# Rocky Mountain National Park - Estes Park, Colorado - FIELD TRIP!!



## SouthernStyle (Sep 26, 2007)

Now I know It's mainly all about inverts here, But I HAD to post this one up just because it was seriously the most georgous thing I've seen in a LONG time. My Wife and I along with a couple other members of my Department went to Estes Park on Monday, It's Fall in the Rocky's And seeing the Colors on the Aspens interlaced with the blue spruce and pine trees just rocked...Now, At 9800' AGL (above ground (sea) level) It's kinda hard to find inverts at that altitude, but I DID find some pretty cool stuff...So Here are The Pix of The Rocky's inside Rocky Mountain National Park, in Colorado....Enjoy, and GO check it out if you're in the area 


Rocky Mountain National Park along with the Town of Estes Park is really known for The Elk and the beautiful serenity that the town has to offer.

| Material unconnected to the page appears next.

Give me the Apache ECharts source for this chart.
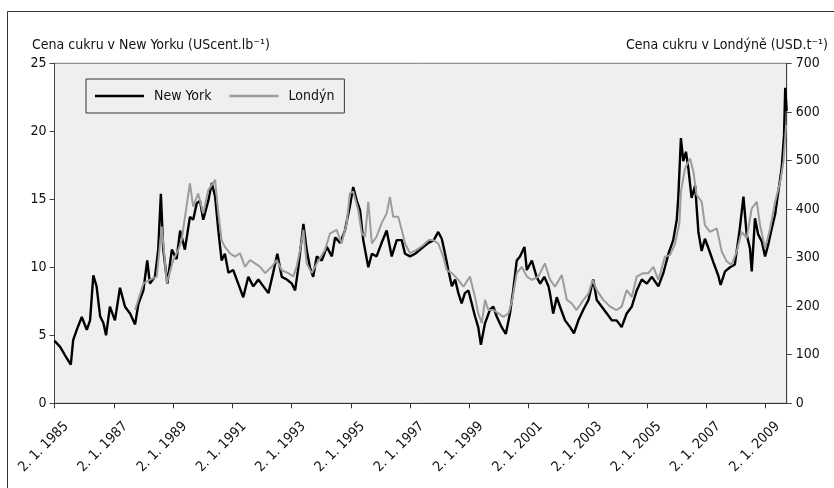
<!DOCTYPE html>
<html>
<head>
<meta charset="utf-8">
<title>Cena cukru</title>
<script src="https://cdn.jsdelivr.net/npm/echarts@6/dist/echarts.min.js"></script>
<style>
  html, body { margin: 0; padding: 0; background: #ffffff; }
  #chart { width: 834px; height: 488px; }
</style>
</head>
<body>
<div id="chart"></div>
<script>
// New York raw sugar price, US cents per lb (left axis); time in decimal years
const nyYears = [1985.00,1985.05,1985.19,1985.35,1985.55,1985.63,1985.75,1985.92,1986.09,1986.20,1986.31,1986.42,1986.54,1986.65,1986.74,1986.87,1987.04,1987.21,1987.38,1987.55,1987.72,1987.83,1988.00,1988.13,1988.22,1988.39,1988.50,1988.59,1988.67,1988.81,1988.96,1989.12,1989.24,1989.40,1989.57,1989.68,1989.80,1989.91,1990.02,1990.19,1990.31,1990.42,1990.53,1990.64,1990.75,1990.87,1991.03,1991.20,1991.37,1991.54,1991.71,1991.88,1992.05,1992.22,1992.38,1992.52,1992.67,1992.84,1993.01,1993.12,1993.23,1993.40,1993.51,1993.62,1993.73,1993.85,1994.02,1994.19,1994.36,1994.47,1994.64,1994.80,1994.97,1995.08,1995.20,1995.31,1995.42,1995.59,1995.71,1995.87,1996.04,1996.21,1996.38,1996.55,1996.72,1996.83,1997.00,1997.17,1997.34,1997.62,1997.80,1997.95,1998.07,1998.18,1998.29,1998.41,1998.52,1998.63,1998.74,1998.85,1998.97,1999.08,1999.19,1999.30,1999.39,1999.53,1999.70,1999.81,1999.92,2000.09,2000.23,2000.37,2000.48,2000.60,2000.71,2000.86,2000.94,2001.11,2001.27,2001.39,2001.53,2001.67,2001.72,2001.83,2001.95,2002.06,2002.23,2002.40,2002.53,2002.68,2002.85,2003.02,2003.18,2003.30,2003.47,2003.64,2003.81,2003.97,2004.14,2004.31,2004.48,2004.65,2004.82,2004.99,2005.16,2005.38,2005.55,2005.72,2005.88,2006.00,2006.05,2006.14,2006.22,2006.31,2006.39,2006.50,2006.62,2006.73,2006.84,2006.95,2007.07,2007.23,2007.40,2007.48,2007.63,2007.80,2007.96,2008.13,2008.25,2008.36,2008.47,2008.53,2008.64,2008.75,2008.87,2008.98,2009.09,2009.21,2009.32,2009.43,2009.54,2009.62,2009.66,2009.71];
const nyPrices = [4.6,4.5,4.15,3.55,2.85,4.65,5.4,6.35,5.4,6.1,9.4,8.6,6.4,5.9,5.0,7.1,6.1,8.5,7.1,6.6,5.8,7.3,8.3,10.5,8.8,9.3,11.3,15.4,11.3,8.8,11.3,10.6,12.7,11.3,13.7,13.5,14.7,14.9,13.5,14.9,16.2,15.2,12.7,10.5,11.0,9.6,9.8,8.8,7.8,9.3,8.6,9.1,8.6,8.1,9.6,11.0,9.3,9.1,8.8,8.3,10.0,13.2,11.3,10.0,9.3,10.8,10.5,11.5,10.8,12.2,11.8,12.7,14.5,15.9,14.9,14.2,12.0,10.0,11.0,10.8,11.8,12.7,10.8,12.0,12.0,11.0,10.8,11.0,11.3,11.8,12.0,12.6,12.1,11.0,9.8,8.6,9.1,8.1,7.35,8.1,8.3,7.35,6.4,5.6,4.3,5.9,6.9,7.1,6.4,5.6,5.1,6.6,8.3,10.5,10.8,11.5,9.8,10.5,9.3,8.8,9.3,8.6,8.1,6.6,7.8,7.1,6.1,5.6,5.15,6.1,6.9,7.6,9.1,7.6,7.1,6.6,6.1,6.1,5.6,6.6,7.1,8.3,9.1,8.8,9.3,8.6,9.6,11.0,12.0,13.5,15.1,19.5,17.8,18.5,17.3,15.1,16.0,12.6,11.2,12.1,11.4,10.4,9.4,8.7,9.7,10.0,10.2,12.9,15.2,12.4,11.4,9.7,13.6,12.4,11.9,10.8,11.7,12.9,13.9,15.6,17.3,19.7,23.2,21.5];

// London white sugar price, USD per tonne (right axis)
const ldnYears = [1987.72,1988.00,1988.22,1988.45,1988.62,1988.79,1989.01,1989.18,1989.29,1989.57,1989.68,1989.85,1990.02,1990.19,1990.42,1990.53,1990.64,1990.75,1990.92,1991.09,1991.26,1991.43,1991.60,1991.77,1991.94,1992.11,1992.33,1992.50,1992.67,1992.89,1993.06,1993.17,1993.29,1993.40,1993.51,1993.68,1993.85,1994.13,1994.30,1994.52,1994.69,1994.86,1994.97,1995.08,1995.25,1995.37,1995.48,1995.59,1995.71,1995.87,1996.04,1996.21,1996.32,1996.43,1996.60,1996.72,1996.83,1997.00,1997.22,1997.45,1997.62,1997.78,1997.95,1998.12,1998.24,1998.41,1998.63,1998.80,1999.02,1999.19,1999.30,1999.42,1999.53,1999.64,1999.81,1999.98,2000.15,2000.32,2000.45,2000.60,2000.77,2000.94,2001.11,2001.33,2001.55,2001.72,2001.89,2002.12,2002.29,2002.45,2002.62,2002.85,2003.02,2003.16,2003.30,2003.52,2003.75,2003.97,2004.14,2004.31,2004.48,2004.65,2004.87,2005.04,2005.21,2005.38,2005.60,2005.77,2005.94,2006.09,2006.14,2006.28,2006.45,2006.56,2006.67,2006.84,2006.95,2007.12,2007.35,2007.52,2007.69,2007.85,2008.02,2008.19,2008.36,2008.53,2008.70,2008.81,2008.98,2009.15,2009.32,2009.49,2009.60,2009.69];
const ldnPrices = [192,247,254,261,364,247,295,316,336,453,405,432,391,439,460,391,336,322,309,302,309,281,295,288,281,268,281,295,274,268,261,281,316,357,288,268,288,316,350,357,329,371,432,436,398,350,343,415,329,343,371,391,425,384,384,357,329,309,316,326,336,336,329,302,274,268,254,240,261,219,185,165,213,192,192,185,178,185,213,268,281,261,254,261,288,255,240,264,213,206,192,213,226,254,233,213,199,192,199,233,219,261,268,268,281,254,302,305,328,371,436,484,504,477,429,415,367,353,360,312,292,285,312,353,340,401,415,367,319,360,415,456,497,573];

// x-axis ticks (every second year, 2 January)
const tickYears = [1985,1987,1989,1991,1993,1995,1997,1999,2001,2003,2005,2007,2009];
const tickLabels = ['2. 1. 1985','2. 1. 1987','2. 1. 1989','2. 1. 1991','2. 1. 1993','2. 1. 1995','2. 1. 1997','2. 1. 1999','2. 1. 2001','2. 1. 2003','2. 1. 2005','2. 1. 2007','2. 1. 2009'];

const seriesNames = ['New York', 'Londýn'];
const leftTitle = 'Cena cukru v New Yorku (UScent.lb⁻¹)';
const rightTitle = 'Cena cukru v Londýně (USD.t⁻¹)';

const FONT = "'Liberation Sans Narrow', 'Arial Narrow', 'DejaVu Sans Condensed', sans-serif";
const FS = 14;
const LABEL_SHIFT = 0.4; // rotated labels sit slightly right of their tick

const zip = (xs, ys) => xs.map((x, i) => [x, ys[i]]);

const chart = echarts.init(document.getElementById('chart'), null, { renderer: 'canvas' });

chart.setOption({
  animation: false,
  backgroundColor: '#ffffff',
  textStyle: { fontFamily: FONT },
  grid: {
    left: 54.5, right: 47.3, top: 63.3, bottom: 84.7,
    show: true, backgroundColor: '#efefef', borderColor: '#777', borderWidth: 1
  },
  legend: {
    data: seriesNames,
    icon: 'rect',
    left: 86, top: 79,
    orient: 'horizontal',
    padding: [9, 10, 9, 9],
    itemWidth: 49, itemHeight: 2.5, itemGap: 18,
    borderColor: '#333', borderWidth: 1,
    textStyle: { fontFamily: FONT, fontSize: FS, color: '#111', padding: [0, 0, 0, 5], lineHeight: 16 }
  },
  xAxis: {
    type: 'value',
    min: 1985, max: 2009.71,
    splitLine: { show: false },
    axisLine: { lineStyle: { color: '#333', width: 1 } },
    axisTick: { show: true, length: 5, customValues: tickYears, lineStyle: { color: '#333' } },
    axisLabel: {
      customValues: tickYears.map(y => y + LABEL_SHIFT),
      rotate: 45, margin: 21,
      fontFamily: FONT, fontSize: FS, color: '#111',
      formatter: v => {
        const i = tickYears.findIndex(y => Math.abs(y + LABEL_SHIFT - v) < 1e-6);
        return i >= 0 ? tickLabels[i] : '';
      }
    }
  },
  yAxis: [
    {
      type: 'value', min: 0, max: 25, interval: 5, position: 'left',
      splitLine: { show: false },
      axisLine: { show: true, lineStyle: { color: '#444' } },
      axisTick: { show: true, length: 5, lineStyle: { color: '#444' } },
      axisLabel: { margin: 8, fontFamily: FONT, fontSize: FS, color: '#111' }
    },
    {
      type: 'value', min: 0, max: 700, interval: 100, position: 'right',
      splitLine: { show: false },
      axisLine: { show: true, lineStyle: { color: '#444' } },
      axisTick: { show: true, length: 5, lineStyle: { color: '#444' } },
      axisLabel: { margin: 9, fontFamily: FONT, fontSize: FS, color: '#111' }
    }
  ],
  series: [
    {
      name: seriesNames[0], type: 'line', yAxisIndex: 0,
      data: zip(nyYears, nyPrices),
      symbol: 'none', showSymbol: false,
      lineStyle: { color: '#000000', width: 2.4 },
      itemStyle: { color: '#000000' }
    },
    {
      name: seriesNames[1], type: 'line', yAxisIndex: 1,
      data: zip(ldnYears, ldnPrices),
      symbol: 'none', showSymbol: false,
      lineStyle: { color: '#9c9c9c', width: 2 },
      itemStyle: { color: '#9c9c9c' }
    }
  ],
  graphic: [
    {
      type: 'rect', silent: true, z: -1,
      shape: { x: 7.5, y: 11.5, width: 900, height: 600 },
      style: { fill: null, stroke: '#333', lineWidth: 1 }
    },
    {
      type: 'text', left: 32, top: 38,
      style: { text: leftTitle, fontFamily: FONT, fontSize: FS, fill: '#111' }
    },
    {
      type: 'text', right: 6, top: 38,
      style: { text: rightTitle, fontFamily: FONT, fontSize: FS, fill: '#111' }
    }
  ]
});
</script>
</body>
</html>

It's a quiet little mountain town, Sorta Rustic in nature too... There's a Lot of great places to eat as well..The town gives off that Home away from home feel...





*





Aspen's Change Color's too 










My Wife and I





The View From 10.230' AGL





Comming Down one of the Passes, Even in Late September...It Snows in Colorado





Going up A Different Pass





Here's The BEST Part... ALL The ELK!
























*


----------



## Axlrose (Oct 22, 2007)

this is cool...
i need look one elk =P


----------